We're going to ETI in Baltimore next week for a demo of their 60 kA breaker test set. Unlike other units we've studied, the ETI can automatically adjust output as needed to compensate for the rapid increase in sample resistance as it heats up. Like the Megger, it has 9 taps for coarse adjustment, which cannot be changed during a test, so the main question we hope to find a positive answer to next week is whether the ETI has enough range of auto-adjustment of output to handle the amount of resistance increase that accumulates over the nine required seconds of current, 14 ka for 500 MCM products and 24 kA for 1000 MCM.

The ETI seems to have a lot of extra features that promise to be handy for documenting tests, including the total rms power output through the sample during the test, rather than just a peak max current or an average.

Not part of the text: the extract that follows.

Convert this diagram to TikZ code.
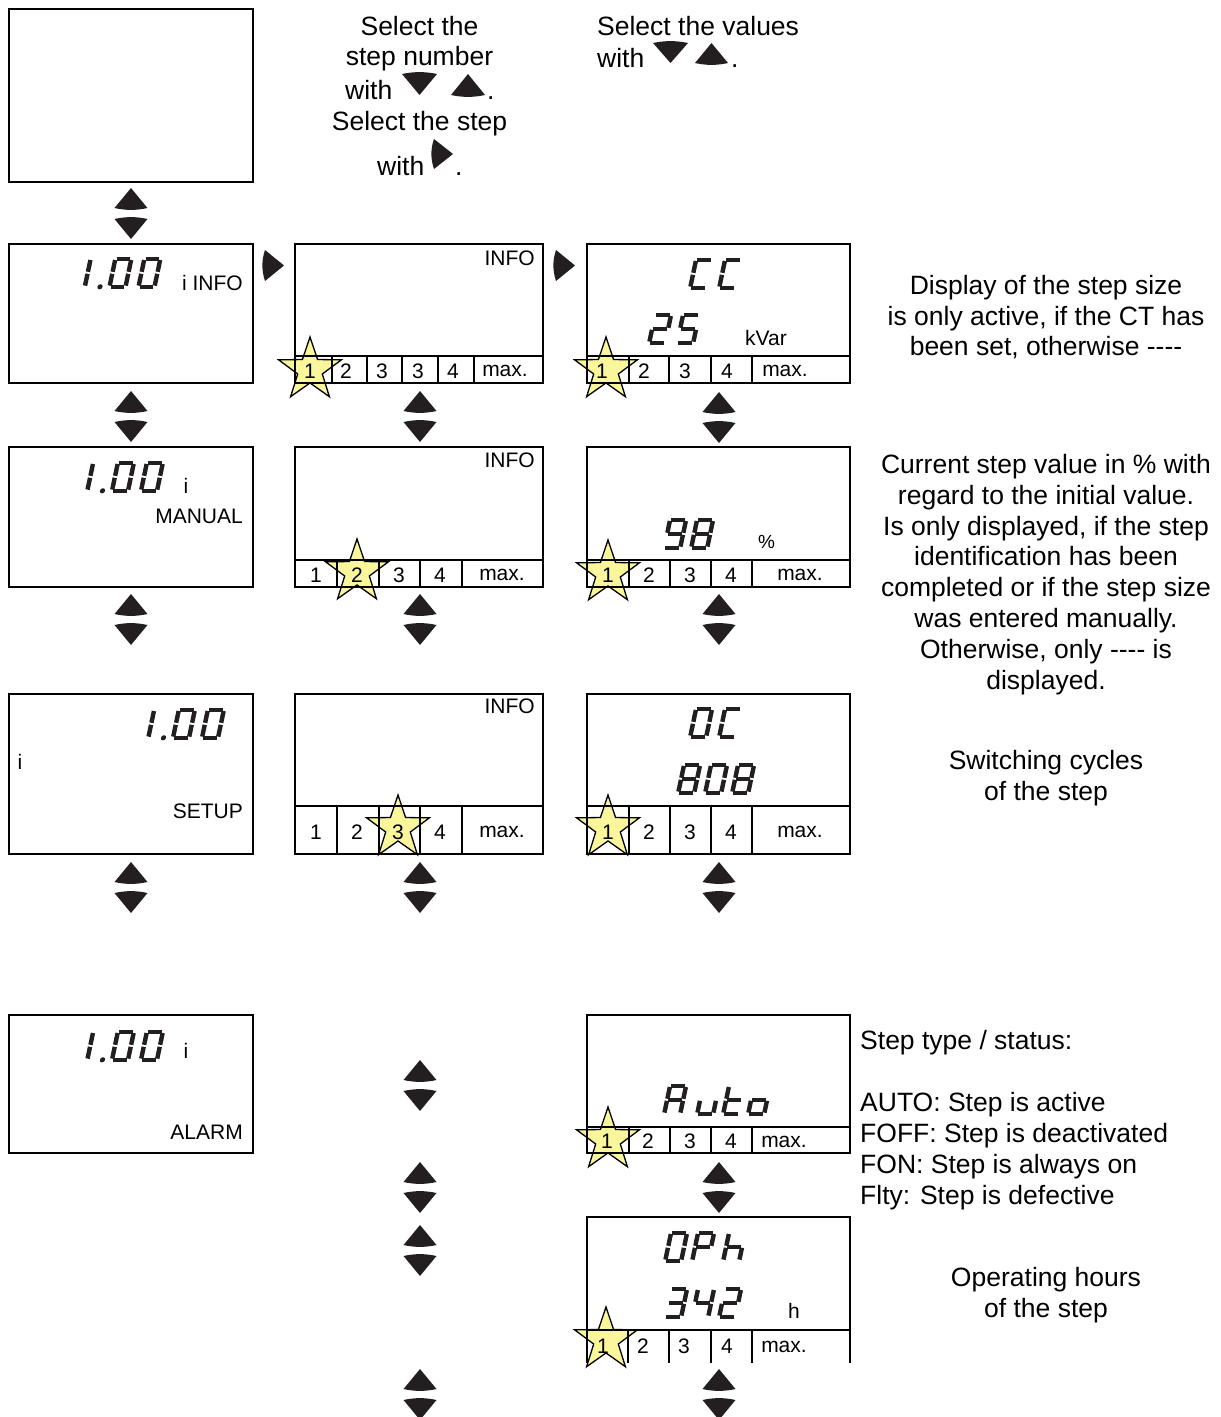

Even at this 60-kA level, these robust devices do not appear to have a lot of redundant or extra capability to perform our most demanding tests. Our typical sample resistances of roughly 200 to 250 microohms are much higher than the breakers normally tested by them, which are rumored to run more like 30 or 40 microohms, and which resistance, we are informed, is best checked at 100 amps rather than the 10 d.c. amps all of our lab microohmmeters are limited to. But a Megger DLRO-10 we have reads to a resolution of 0.1 µO, while the others only report to 1 µO so will the Megger will have to do for now. We're open to any and all suggestions of a good 100-amp microohmmeter for a lab environment.

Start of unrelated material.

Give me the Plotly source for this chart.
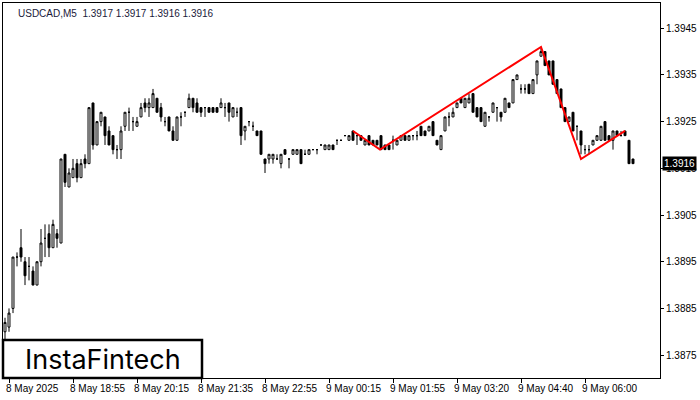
import plotly.graph_objects as go

opens = [1.3880,1.3881,1.3885,1.3896,1.3898,1.3895,1.3894,1.3893,1.3890,1.3895,1.3900,1.3901,1.3898,1.3901,1.3899,1.3918,1.3911,1.3913,1.3916,1.3913,
1.3917,1.3916,1.3929,1.3920,1.3925,1.3926,1.3923,1.3922,1.3919,1.3919,1.3924,1.3927,1.3925,1.3924,1.3926,1.3929,1.3928,1.3928,1.3930,1.3928,
1.3925,1.3926,1.3923,1.3921,1.3926,1.3927,1.3928,1.3930,1.3929,1.3928,1.3928,1.3928,1.3928,1.3928,1.3928,1.3928,1.3929,1.3926,1.3927,1.3928,
1.3923,1.3925,1.3924,1.3923,1.3923,1.3917,1.3917,1.3917,1.3917,1.3916,1.3919,1.3917,1.3918,1.3918,1.3919,1.3918,1.3918,1.3919,1.3919,1.3920,
1.3919,1.3919,1.3920,1.3921,1.3921,1.3922,1.3921,1.3923,1.3922,1.3922,1.3920,1.3922,1.3921,1.3921,1.3922,1.3920,1.3920,1.3921,1.3920,1.3921,
1.3922,1.3921,1.3922,1.3922,1.3924,1.3923,1.3923,1.3925,1.3921,1.3919,1.3923,1.3926,1.3926,1.3928,1.3930,1.3928,1.3929,1.3931,1.3928,1.3928,
1.3924,1.3926,1.3927,1.3928,1.3927,1.3927,1.3929,1.3929,1.3934,1.3932,1.3932,1.3933,1.3931,1.3935,1.3939,1.3940,1.3938,1.3938,1.3934,1.3932,
1.3928,1.3925,1.3927,1.3924,1.3923,1.3919,1.3919,1.3920,1.3921,1.3921,1.3925,1.3922,1.3921,1.3923,1.3922,1.3923,1.3921,1.3917]
highs = [1.3883,1.3885,1.3896,1.3897,1.3902,1.3896,1.3896,1.3894,1.3895,1.3902,1.3903,1.3903,1.3904,1.3902,1.3917,1.3918,1.3915,1.3917,1.3917,1.3917,
1.3918,1.3928,1.3929,1.3925,1.3927,1.3926,1.3924,1.3922,1.3920,1.3924,1.3927,1.3928,1.3926,1.3926,1.3929,1.3930,1.3930,1.3932,1.3930,1.3929,
1.3926,1.3926,1.3924,1.3926,1.3927,1.3927,1.3931,1.3930,1.3930,1.3928,1.3928,1.3928,1.3928,1.3928,1.3930,1.3929,1.3929,1.3928,1.3928,1.3928,
1.3924,1.3925,1.3925,1.3923,1.3923,1.3917,1.3918,1.3918,1.3918,1.3918,1.3919,1.3917,1.3919,1.3919,1.3919,1.3919,1.3919,1.3919,1.3919,1.3920,
1.3920,1.3920,1.3920,1.3921,1.3921,1.3922,1.3922,1.3923,1.3922,1.3922,1.3921,1.3922,1.3921,1.3921,1.3922,1.3920,1.3920,1.3922,1.3921,1.3922,
1.3922,1.3922,1.3922,1.3923,1.3924,1.3923,1.3924,1.3925,1.3921,1.3922,1.3926,1.3927,1.3928,1.3929,1.3930,1.3930,1.3931,1.3931,1.3928,1.3928,
1.3927,1.3926,1.3929,1.3928,1.3927,1.3930,1.3929,1.3934,1.3935,1.3933,1.3933,1.3933,1.3934,1.3938,1.3941,1.3940,1.3938,1.3938,1.3934,1.3932,
1.3928,1.3926,1.3927,1.3924,1.3923,1.3920,1.3920,1.3921,1.3922,1.3924,1.3925,1.3922,1.3923,1.3923,1.3923,1.3923,1.3921,1.3917]
lows = [1.3878,1.3880,1.3884,1.3894,1.3895,1.3890,1.3891,1.3890,1.3890,1.3894,1.3896,1.3896,1.3898,1.3898,1.3899,1.3911,1.3911,1.3913,1.3912,1.3913,
1.3915,1.3916,1.3919,1.3920,1.3924,1.3920,1.3920,1.3918,1.3917,1.3917,1.3923,1.3923,1.3923,1.3924,1.3926,1.3927,1.3926,1.3928,1.3927,1.3925,
1.3924,1.3923,1.3921,1.3921,1.3924,1.3926,1.3928,1.3927,1.3927,1.3926,1.3926,1.3927,1.3927,1.3927,1.3928,1.3926,1.3925,1.3926,1.3926,1.3920,
1.3921,1.3924,1.3923,1.3922,1.3918,1.3914,1.3916,1.3916,1.3917,1.3915,1.3918,1.3915,1.3918,1.3918,1.3916,1.3918,1.3918,1.3919,1.3918,1.3920,
1.3919,1.3919,1.3919,1.3920,1.3921,1.3922,1.3921,1.3921,1.3920,1.3921,1.3920,1.3920,1.3920,1.3920,1.3919,1.3919,1.3919,1.3919,1.3920,1.3921,
1.3921,1.3921,1.3921,1.3921,1.3922,1.3922,1.3923,1.3922,1.3920,1.3919,1.3923,1.3924,1.3926,1.3928,1.3929,1.3928,1.3929,1.3927,1.3926,1.3925,
1.3924,1.3925,1.3927,1.3925,1.3925,1.3927,1.3928,1.3929,1.3934,1.3931,1.3931,1.3931,1.3931,1.3933,1.3939,1.3937,1.3935,1.3933,1.3931,1.3928,
1.3925,1.3925,1.3923,1.3921,1.3918,1.3918,1.3918,1.3920,1.3921,1.3921,1.3921,1.3921,1.3919,1.3922,1.3922,1.3922,1.3916,1.3916]
closes = [1.3882,1.3884,1.3896,1.3896,1.3896,1.3892,1.3894,1.3890,1.3895,1.3899,1.3900,1.3898,1.3903,1.3900,1.3917,1.3912,1.3914,1.3915,1.3913,1.3916,
1.3916,1.3928,1.3920,1.3925,1.3927,1.3922,1.3920,1.3919,1.3919,1.3923,1.3927,1.3927,1.3925,1.3925,1.3928,1.3928,1.3929,1.3931,1.3927,1.3926,
1.3925,1.3923,1.3921,1.3926,1.3926,1.3927,1.3930,1.3928,1.3927,1.3927,1.3928,1.3927,1.3927,1.3927,1.3929,1.3928,1.3927,1.3928,1.3927,1.3922,
1.3924,1.3925,1.3924,1.3922,1.3918,1.3916,1.3918,1.3918,1.3917,1.3918,1.3918,1.3917,1.3919,1.3919,1.3916,1.3918,1.3919,1.3919,1.3919,1.3920,
1.3920,1.3920,1.3919,1.3921,1.3921,1.3922,1.3922,1.3921,1.3922,1.3921,1.3921,1.3920,1.3920,1.3920,1.3919,1.3919,1.3919,1.3921,1.3921,1.3922,
1.3921,1.3922,1.3922,1.3922,1.3922,1.3922,1.3924,1.3922,1.3920,1.3922,1.3926,1.3926,1.3927,1.3929,1.3929,1.3930,1.3930,1.3927,1.3926,1.3925,
1.3927,1.3926,1.3929,1.3928,1.3926,1.3930,1.3928,1.3934,1.3935,1.3932,1.3932,1.3931,1.3934,1.3938,1.3940,1.3937,1.3935,1.3933,1.3931,1.3928,
1.3925,1.3926,1.3923,1.3924,1.3920,1.3919,1.3919,1.3921,1.3922,1.3924,1.3921,1.3921,1.3923,1.3922,1.3922,1.3922,1.3916,1.3916]

pattern_x = [87, 93.75, 134, 144, 155]
pattern_y = [1.3923, 1.3919, 1.3941, 1.3917, 1.3923]

current_price = 1.3916
y_ticks = [1.3945, 1.3935, 1.3925, 1.3915, 1.3905, 1.3895, 1.3885, 1.3875]
x_tick_idx = [1, 17, 33, 49, 65, 81, 97, 113, 129, 145]
x_tick_labels = ["8 May 2025", "8 May 18:55", "8 May 20:15", "8 May 21:35", "8 May 22:55",
                 "9 May 00:15", "9 May 01:55", "9 May 03:20", "9 May 04:40", "9 May 06:00"]

FONT = "Liberation Sans"
idx = list(range(len(closes)))
fig = go.Figure()
fig.add_trace(go.Candlestick(
    x=idx, open=opens, high=highs, low=lows, close=closes,
    increasing=dict(fillcolor="white", line=dict(color="black", width=1)),
    decreasing=dict(fillcolor="black", line=dict(color="black", width=1)),
    whiskerwidth=0, showlegend=False, hoverinfo="skip"))
fig.add_trace(go.Scatter(x=pattern_x, y=pattern_y, mode="lines",
                         line=dict(color="#ff0000", width=2), showlegend=False, hoverinfo="skip"))

fig.add_hline(y=current_price, line=dict(color="black", width=1.2))

ann = [dict(x=i, y=0, xref="x", yref="paper", yanchor="top", xanchor="left", text=t,
            showarrow=False, xshift=-5, yshift=-3, font=dict(size=10, color="black", family=FONT))
       for i, t in zip(x_tick_idx, x_tick_labels)]
ann.append(dict(x=1, y=current_price, xref="paper", yref="y", xanchor="left", yanchor="middle",
                text="1.3916", showarrow=False, bgcolor="black", font=dict(color="white", size=10, family=FONT),
                xshift=2, borderpad=1))
ann.append(dict(x=0.0, y=1, xref="paper", yref="paper", xanchor="left", yanchor="top",
                text="USDCAD,M5  1.3917 1.3917 1.3916 1.3916", showarrow=False, xshift=13, yshift=-3,
                font=dict(size=10, color="#1a1a3a", family=FONT)))
ann.append(dict(x=(103 - 3) / 657, y=(378 - 359) / 375, xref="paper", yref="paper",
                text="InstaFintech", showarrow=False, xanchor="center", yanchor="middle",
                font=dict(size=27, color="black", family="Inter")))

fig.update_layout(
    width=700, height=400, margin=dict(l=3, r=40, t=3, b=22),
    paper_bgcolor="white", plot_bgcolor="white",
    xaxis=dict(range=[-0.5, 163.75], rangeslider=dict(visible=False), showgrid=False, zeroline=False,
               tickvals=x_tick_idx, ticktext=[""] * len(x_tick_idx), ticks="outside", ticklen=4,
               tickcolor="black", showline=True, linecolor="black", mirror=True),
    yaxis=dict(range=[1.38701, 1.39504], side="right", showgrid=False, zeroline=False,
               tickvals=y_ticks, tickformat=".4f", ticks="outside", ticklen=3, tickcolor="black",
               showline=True, linecolor="black", mirror=True,
               tickfont=dict(size=10, color="black", family=FONT)),
    annotations=ann,
    shapes=[dict(type="rect", xref="paper", yref="paper", x0=0.0, x1=(202 - 3) / 657,
                 y0=0.0, y1=(378 - 340) / 375, fillcolor="white", line=dict(color="black", width=2.5))],
)
fig.write_html("out.html", config={"displayModeBar": False},
               post_script="document.body.style.margin='0';")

They claim we can run the ETI off of a 200-amp breaker, even though the input current can go up to 2106 amps briefly (one second, with 2 minutes to cool off afterward) in an overload condition (testing at 60 kA output). We'll therefore be looking carefully at our service entrances and pad-mount transformers.

Thanks again to all the diverse views on this challenging project. I feel strongly that we are going to do this right the first time, carefully but steadily, as we must due to both time demands and financial consequences of buying the wrong equipment, and the wisdom and depth of knowledge offered here so generously has been beyond anything we could have bought or placed a value upon in any way. If we can someday return the favors with the (generally NIST-traceable) capabilities we end up with, I would be glad to attempt do so to the extent practical.

(--dave)
 
You could easily get that kind of current from batteries, however controlling that current would be a different matter.

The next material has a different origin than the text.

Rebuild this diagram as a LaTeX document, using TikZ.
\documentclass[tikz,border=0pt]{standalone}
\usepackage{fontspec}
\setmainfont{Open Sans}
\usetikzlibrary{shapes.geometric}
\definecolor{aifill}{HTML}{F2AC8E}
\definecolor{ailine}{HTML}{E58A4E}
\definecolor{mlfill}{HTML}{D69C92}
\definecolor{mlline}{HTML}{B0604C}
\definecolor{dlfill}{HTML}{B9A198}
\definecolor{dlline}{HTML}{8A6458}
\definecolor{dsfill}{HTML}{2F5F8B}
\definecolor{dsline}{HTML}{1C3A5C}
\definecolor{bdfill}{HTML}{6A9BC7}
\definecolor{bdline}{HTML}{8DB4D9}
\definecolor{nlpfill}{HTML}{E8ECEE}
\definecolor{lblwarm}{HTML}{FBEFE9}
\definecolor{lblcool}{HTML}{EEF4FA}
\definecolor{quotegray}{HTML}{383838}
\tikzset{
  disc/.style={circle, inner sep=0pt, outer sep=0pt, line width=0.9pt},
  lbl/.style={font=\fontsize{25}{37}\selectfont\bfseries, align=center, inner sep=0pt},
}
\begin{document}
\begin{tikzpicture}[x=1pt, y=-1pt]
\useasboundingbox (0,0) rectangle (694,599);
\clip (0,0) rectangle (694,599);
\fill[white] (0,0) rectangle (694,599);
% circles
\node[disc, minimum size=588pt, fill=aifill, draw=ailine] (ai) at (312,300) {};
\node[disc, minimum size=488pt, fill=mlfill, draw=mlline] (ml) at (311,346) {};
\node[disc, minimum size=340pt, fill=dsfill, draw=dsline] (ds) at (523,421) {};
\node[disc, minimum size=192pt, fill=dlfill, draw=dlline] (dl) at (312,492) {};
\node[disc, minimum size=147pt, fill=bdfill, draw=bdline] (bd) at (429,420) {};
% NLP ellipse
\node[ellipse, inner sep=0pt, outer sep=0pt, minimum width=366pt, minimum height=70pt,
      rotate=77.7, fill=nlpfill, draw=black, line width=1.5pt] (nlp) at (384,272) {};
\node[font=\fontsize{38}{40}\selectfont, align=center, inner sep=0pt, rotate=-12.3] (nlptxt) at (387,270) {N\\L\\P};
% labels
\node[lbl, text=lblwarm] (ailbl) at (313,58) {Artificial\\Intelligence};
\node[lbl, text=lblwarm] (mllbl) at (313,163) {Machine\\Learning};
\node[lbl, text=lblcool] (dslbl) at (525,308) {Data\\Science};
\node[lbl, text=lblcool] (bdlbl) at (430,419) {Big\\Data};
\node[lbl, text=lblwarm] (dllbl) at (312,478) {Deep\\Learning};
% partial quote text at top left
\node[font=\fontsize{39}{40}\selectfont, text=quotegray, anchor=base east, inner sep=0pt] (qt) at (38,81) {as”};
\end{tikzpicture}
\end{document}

For example, 10 parallel strings of 3 each Enersys Powersafe GU45 can output ~30KA for one minute to a discharge of 1.75vpc.(These are stationary batteries and are designed for float service. If you did many 9 second bursts on them in a day, they wouldn't last long. If your testing requirement is such that one 9 second burst per day then they may last 10 years. Turn the chargers off before testing though. :)

The batteries would hold pretty steady at 6.5vpc @ 25KA for 9 seconds, but you would need fast variable resistance to hold current constant as your test subject changed resistance. Adding more KA's would mean paralleling more strings. You could size chargers reasonable for your utility supply if your testing isn't too frequent.

The only other feasible option without purchasing your own co-generation facility would be to parallel several high power, low voltage rectifiers and control them via PLC.

It must be an interesting position you are in to come up with new testing facilities. I'm at a loss to come up with a way to economically control so much current.
 
Comment on the previous posting: The lead acid battery internal resistance or impedance is nonlinear. It causes the battery short circuit current peak or overshoot relatively steady short circuit decreasing discharge current by about 20% (in about first 100 milliseconds range). This can be captured on a fast oscilloscope screen. The 20% inaccuracy may be subject to evaluation or reconsideration for the unit under the test.